El enfoque prohibicionista le entrega el mercado de las drogas a los grupos armados y los consumidores se ven forzados a ir a él. Alguien podría decir que el deber moral y social es no consumir, pero eso sería estar de acuerdo con aquella fantasía que Nixon propagó en 1971, esa que decía que era posible eliminar el consumo de drogas con una guerra. El consumo de drogas no se va a acabar, todo lo contrario, crece cada día más. El Ministerio de Justicia colombiano lo definió como un problema crítico de aumento sistemático. Desde 2009 el consumo de drogas ha crecido un 30% en el mundo.

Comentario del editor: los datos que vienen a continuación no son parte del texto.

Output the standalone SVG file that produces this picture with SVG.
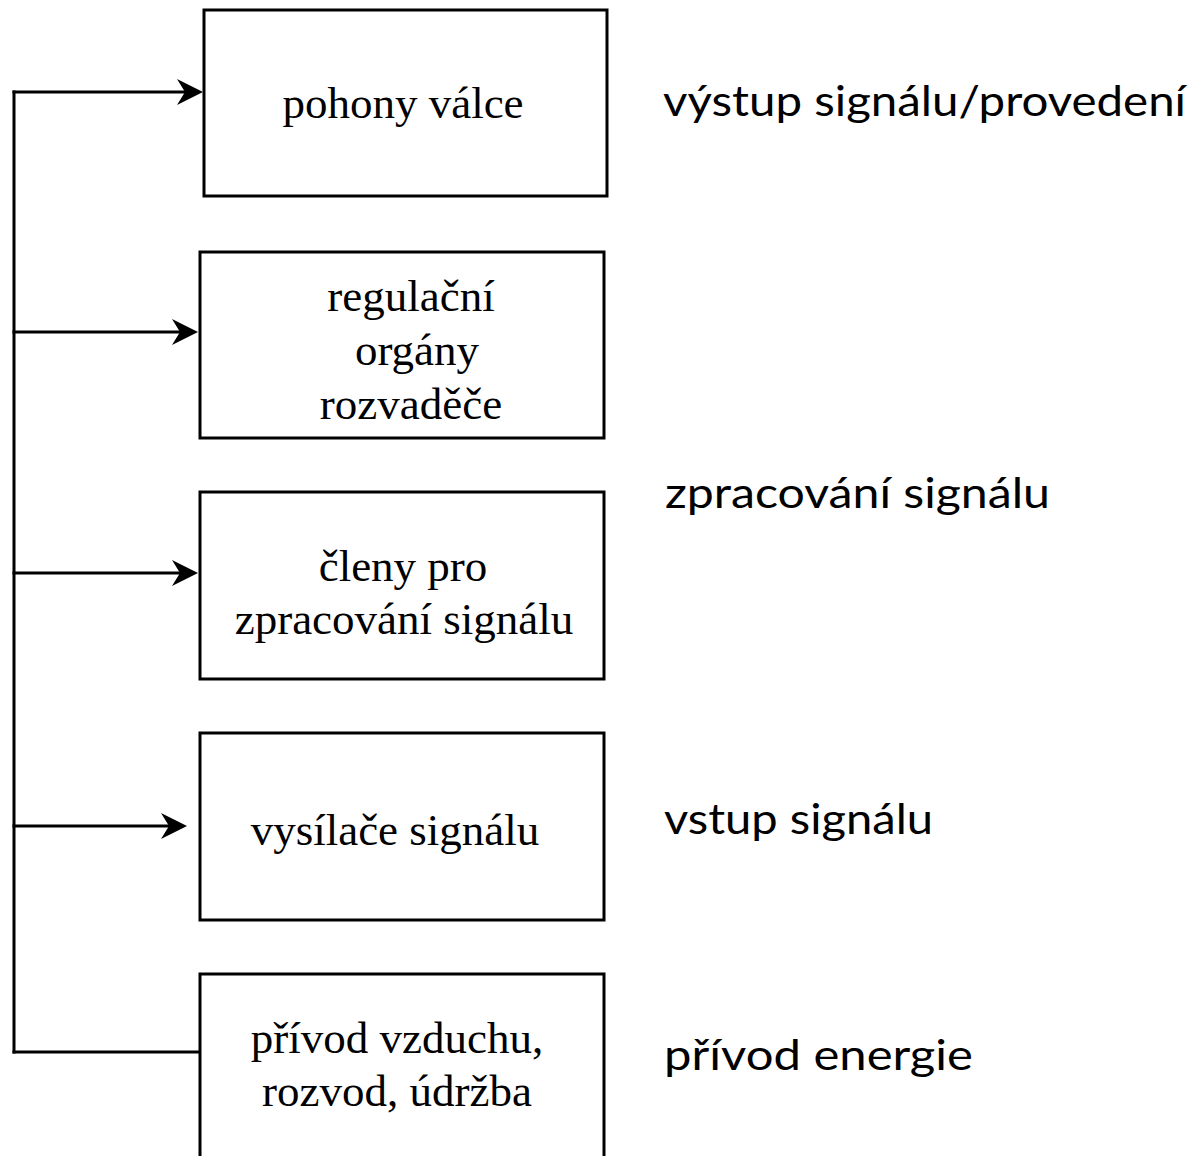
<svg xmlns="http://www.w3.org/2000/svg" width="1198" height="1156" viewBox="0 0 1198 1156">
<style>
.box{fill:#fff;stroke:#000;stroke-width:3}
.t{font-family:"Liberation Serif","Times New Roman",serif;font-size:45px;fill:#000;text-anchor:middle}
.lab{font-family:Lato,"Open Sans","Liberation Sans",sans-serif;font-size:42px;fill:#000}
.ln{fill:none;stroke:#000;stroke-width:3}
</style>
<defs>
<marker id="arr" markerUnits="userSpaceOnUse" markerWidth="28" markerHeight="28" refX="16" refY="13" orient="auto" overflow="visible">
<path d="M0,0 L26,13 L0,26 L8,13 Z" fill="#000"/>
</marker>
</defs>
<rect width="1198" height="1156" fill="#fff"/>
<g id="connectors">
<line class="ln" x1="14" y1="90.5" x2="14" y2="1053.5"/>
<line class="ln" x1="12.5" y1="92" x2="193" y2="92" marker-end="url(#arr)"/>
<line class="ln" x1="12.5" y1="332" x2="188" y2="332" marker-end="url(#arr)"/>
<line class="ln" x1="12.5" y1="573" x2="188" y2="573" marker-end="url(#arr)"/>
<line class="ln" x1="12.5" y1="826" x2="177" y2="826" marker-end="url(#arr)"/>
<line class="ln" x1="12.5" y1="1052" x2="200" y2="1052"/>
</g>
<g id="node1">
<rect class="box" x="204" y="10" width="403" height="186"/>
<text class="t" x="403" y="118">pohony válce</text>
</g>
<g id="node2">
<rect class="box" x="200" y="252" width="404" height="186"/>
<text class="t" x="411" y="311">regulační</text>
<text class="t" x="417" y="365">orgány</text>
<text class="t" x="411" y="419">rozvaděče</text>
</g>
<g id="node3">
<rect class="box" x="200" y="492" width="404" height="187"/>
<text class="t" x="403" y="581">členy pro</text>
<text class="t" x="404" y="634">zpracování signálu</text>
</g>
<g id="node4">
<rect class="box" x="200" y="733" width="404" height="187"/>
<text class="t" x="395" y="845">vysílače signálu</text>
</g>
<g id="node5">
<rect class="box" x="200" y="974" width="404" height="200"/>
<text class="t" x="397" y="1053">přívod vzduchu,</text>
<text class="t" x="397" y="1106">rozvod, údržba</text>
</g>
<g id="labels">
<text class="lab" x="663" y="116" textLength="523" lengthAdjust="spacingAndGlyphs">výstup signálu/provedení</text>
<text class="lab" x="665" y="508" textLength="385" lengthAdjust="spacingAndGlyphs">zpracování signálu</text>
<text class="lab" x="664" y="834" textLength="269" lengthAdjust="spacingAndGlyphs">vstup signálu</text>
<text class="lab" x="664" y="1070" textLength="309" lengthAdjust="spacingAndGlyphs">přívod energie</text>
</g>
</svg>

El fracaso del enfoque prohibicionista y la necesidad de una política de regulación y de reducción de daños es una perogrullada. Pese a esto, el actual gobierno avanzó muy poco en ese sentido. Incluso, si no fuera por la Corte Constitucional, en este momento habría aviones echando glifosato en zonas de reserva forestal donde se concentra buena parte de los cultivos de coca. El Ministerio de Justicia hace campañas como “la receta de la cocaína” en donde estigmatiza a los consumidores. Reproduce la idea de que todo consumo es problemático cuando la OMS ha dicho que ese porcentaje es mínimo. Y mientras eso ocurre, el discurso político cotidiano repite frases que eximen de culpa a los que deberían afrontarla, que disuelve la responsabilidad de los que verdaderamente la tienen, que señalan al eslabón más bajo de la cadena. Los relatos sociales siguen lavando las culpas de los verdaderos responsables.